Au Gabon, le personnel de santé propose d’adopter le mois d’anniversaire comme repère annuel pour le dépistage face à la réticence des femmes. © GabonReview

 

Les raisons de la non-participation au dépistage sont multiples et souvent profondément personnelles. Une enquête de l’Institut national du cancer (INCa) identifiait déjà des freins persistants il y a plusieurs années ; les témoignages d’aujourd’hui confirment leur actualité. Au Gabon, pour briser ces barrières, une approche innovante a été suggérée par le corps médical. Il s’agit de l’adoption du mois d’anniversaire comme repère annuel pour le dépistage. Au cours d’une campagne de sensibilisation à Owendo, la Docteure Carine Ovono est revenue sur la nécessité d’un dépistage précoce chez la femme.

Mais quelle est l’origine de cette réticence chez les femmes alors même que l’acte est gratuit ? Entre le poids de la peur et celui des préjugés, la question semble encore être un tabou pour beaucoup. «Chaque année, on m’invite à me faire dépister et, chaque année, je renonce. La peur de savoir est plus forte. Je me dis : ‘Tant que je ne sais pas, je suis en bonne santé.’ C’est irrationnel, je le sais, mais l’idée du diagnostic me paralyse. Et puis, il y a la honte. Si on m’annonce un cancer, j’ai peur de ce que les gens penseront, d’être vue comme malade», confie Noelle C.E, 42 ans.

La peur, qu’elle soit celle de la maladie elle-même, des traitements lourds, ou même du jugement d’autrui, est un puissant moteur d’évitement. D’autres évoquent le manque de temps, le fait d’avoir allaité, ou le sentiment de ne pas être concernées en menant une vie saine. «Je suis une maman de neuf enfants, et je ne pense pas que cela soit nécessaire pour moi». Elle précise qu’elle aurait entendu au quartier qu’enfanter protège la femme du cancer du sein. «Je sais que je ne suis pas malade, il n’y a qu’à regarder mes neuf enfants; donc, je ne crois pas nécessaire de le faire», précise une maman au centre médical de l’ENIL. Entre méconnaissance et fausse information, il semblerait que les campagnes de sensibilisations doivent être élargies aux seuils mêmes des habitations, surtout auprès des mères âgées.
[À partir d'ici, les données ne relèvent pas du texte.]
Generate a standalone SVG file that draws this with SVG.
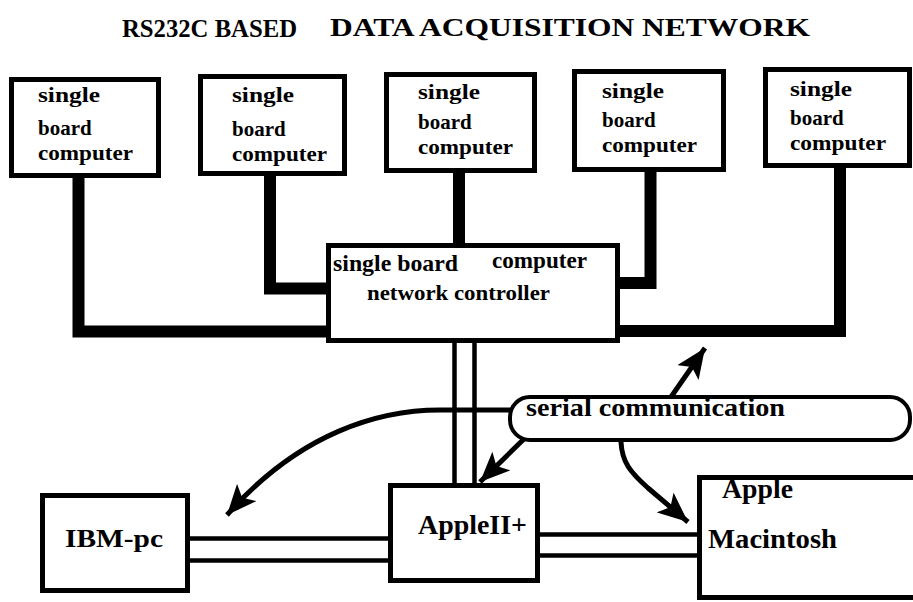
<svg xmlns="http://www.w3.org/2000/svg" width="913" height="602" viewBox="0 0 913 602">
<style>
  .box { fill: #fff; stroke: #000; stroke-width: 5; }
  .t { font-family: "Liberation Serif", "DejaVu Serif", serif; font-weight: bold; fill: #000; }
  .s { font-size: 21px; }
  .bus { fill: none; stroke: #000; stroke-width: 12; stroke-linejoin: miter; stroke-linecap: butt; }
  .dbl { fill: none; stroke: #000; stroke-width: 4.5; }
  .arr { fill: none; stroke: #000; stroke-width: 5; }
</style>
<defs>
  <marker id="ah" markerUnits="userSpaceOnUse" markerWidth="32" markerHeight="26" refX="30" refY="13" orient="auto">
    <path d="M0,0 L30,13 L0,26 L7,13 z" fill="#000"/>
  </marker>
</defs>
<rect width="913" height="602" fill="#fff"/>

<g id="title">
  <text class="t" x="122" y="37" font-size="25" textLength="175" lengthAdjust="spacingAndGlyphs">RS232C BASED</text>
  <text class="t" x="330" y="36" font-size="25" textLength="480" lengthAdjust="spacingAndGlyphs">DATA ACQUISITION NETWORK</text>
</g>

<g id="connectors">
  <path class="bus" d="M78.5,178 V331.5 H330"/>
  <path class="bus" d="M270,176 V288.5 H330"/>
  <path class="bus" d="M459,173 V246"/>
  <path class="bus" d="M650.5,172 V283 H616"/>
  <path class="bus" d="M840,168 V331 H616"/>
  <path class="dbl" d="M454.5,343 V485 M474.5,343 V485"/>
  <path class="dbl" d="M190,538.5 H390 M190,560.5 H390"/>
  <path class="dbl" d="M538,534.5 H700 M538,555.5 H700"/>
  <path class="arr" d="M510,410 H440 C380,410 300,432 227,515" marker-end="url(#ah)"/>
  <path class="arr" d="M526,437 L480,482" marker-end="url(#ah)"/>
  <path class="arr" d="M671,397 L705,348" marker-end="url(#ah)"/>
  <path class="arr" d="M621,442 C622,462 630,472 648,488 L688,522" marker-end="url(#ah)"/>
</g>

<g id="sbc1">
  <rect class="box" x="11.5" y="79.5" width="147" height="96"/>
  <text class="t s" x="38" y="102" textLength="62" lengthAdjust="spacingAndGlyphs">single</text>
  <text class="t s" x="38" y="135">board</text>
  <text class="t s" x="38" y="160" textLength="95" lengthAdjust="spacingAndGlyphs">computer</text>
</g>
<g id="sbc2">
  <rect class="box" x="200.5" y="76.5" width="144" height="97"/>
  <text class="t s" x="232" y="102" textLength="62" lengthAdjust="spacingAndGlyphs">single</text>
  <text class="t s" x="232" y="136">board</text>
  <text class="t s" x="232" y="161" textLength="95" lengthAdjust="spacingAndGlyphs">computer</text>
</g>
<g id="sbc3">
  <rect class="box" x="386.5" y="74.5" width="148" height="96"/>
  <text class="t s" x="418" y="99" textLength="62" lengthAdjust="spacingAndGlyphs">single</text>
  <text class="t s" x="418" y="129">board</text>
  <text class="t s" x="418" y="154" textLength="95" lengthAdjust="spacingAndGlyphs">computer</text>
</g>
<g id="sbc4">
  <rect class="box" x="574.5" y="71.5" width="149" height="98"/>
  <text class="t s" x="602" y="98" textLength="62" lengthAdjust="spacingAndGlyphs">single</text>
  <text class="t s" x="602" y="127">board</text>
  <text class="t s" x="602" y="152" textLength="95" lengthAdjust="spacingAndGlyphs">computer</text>
</g>
<g id="sbc5">
  <rect class="box" x="765.5" y="69.5" width="144" height="96"/>
  <text class="t s" x="790" y="96" textLength="62" lengthAdjust="spacingAndGlyphs">single</text>
  <text class="t s" x="790" y="125">board</text>
  <text class="t s" x="790" y="150" textLength="96" lengthAdjust="spacingAndGlyphs">computer</text>
</g>

<g id="controller">
  <rect class="box" x="328.5" y="245.5" width="289" height="95"/>
  <text class="t" x="333" y="271" font-size="23" textLength="125" lengthAdjust="spacingAndGlyphs">single board</text>
  <text class="t" x="492" y="268" font-size="23" textLength="95" lengthAdjust="spacingAndGlyphs">computer</text>
  <text class="t" x="367" y="300" font-size="22" textLength="183" lengthAdjust="spacingAndGlyphs">network controller</text>
</g>

<g id="serial">
  <rect class="box" x="510" y="397" width="400" height="43" rx="20" ry="20" style="stroke-width:4"/>
  <text class="t" x="526" y="416" font-size="25" textLength="259" lengthAdjust="spacingAndGlyphs">serial communication</text>
</g>

<g id="ibm">
  <rect class="box" x="42.5" y="495.5" width="145" height="95"/>
  <text class="t" x="65" y="547" font-size="26" textLength="98" lengthAdjust="spacingAndGlyphs">IBM-pc</text>
</g>

<g id="apple2">
  <rect class="box" x="390.5" y="485.5" width="147" height="95"/>
  <text class="t" x="418" y="534" font-size="27" textLength="109" lengthAdjust="spacingAndGlyphs">AppleII+</text>
</g>

<g id="mac">
  <rect class="box" x="699.5" y="477.5" width="230" height="120"/>
  <text class="t" x="722" y="498" font-size="27" textLength="71" lengthAdjust="spacingAndGlyphs">Apple</text>
  <text class="t" x="708" y="548" font-size="27" textLength="129" lengthAdjust="spacingAndGlyphs">Macintosh</text>
</g>
</svg>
Une nouvelle stratégie : le dépistage anniversaire

Face à la difficulté de faire du dépistage une priorité régulière, le Dr Ovono a souligné qu’il est important pour la femme de lier cet acte essentiel à un événement personnel et facilement mémorisable, comme le mois de naissance.

D’après elle, l’idée est simple, elle explique que, plutôt que de repousser indéfiniment un rendez-vous perçu comme anxiogène, pourquoi ne pas l’associer à une date personnelle et significative ? Le dépistage devient alors un cadeau de santé que l’on s’offre à soi-même, une fois par an. «Le dépistage ne doit pas être pris avec crainte, car c’est avant tout un moyen de prévention efficace, que ce soit pour le cancer du sein ou du col de l’utérus. En liant l’examen à la date d’anniversaire, nous faisons de la prévention un rituel annuel. C’est une façon de dire : ‘Je prends soin de moi, je célèbre ma vie en m’assurant de la préserver.’ Cela enlève le côté ‘urgence’ ou ‘anxiété’ pour le transformer en un geste de routine, un acte d’amour envers soi».

Cette approche pourrait particulièrement résonner auprès des femmes pour qui l’agenda chargé (enfants, travail, autres priorités) est un obstacle majeur. Un rappel annuel basé sur une date personnelle s’avère souvent plus efficace que les campagnes de masse. Ainsi, l’initiative des agents de santé et l’énergie d’Octobre Rose rappellent qu’il est temps de transformer la peur en force et l’évitement en engagement. Se faire dépister, c’est choisir la vie et se donner toutes les chances de la célébrer longtemps.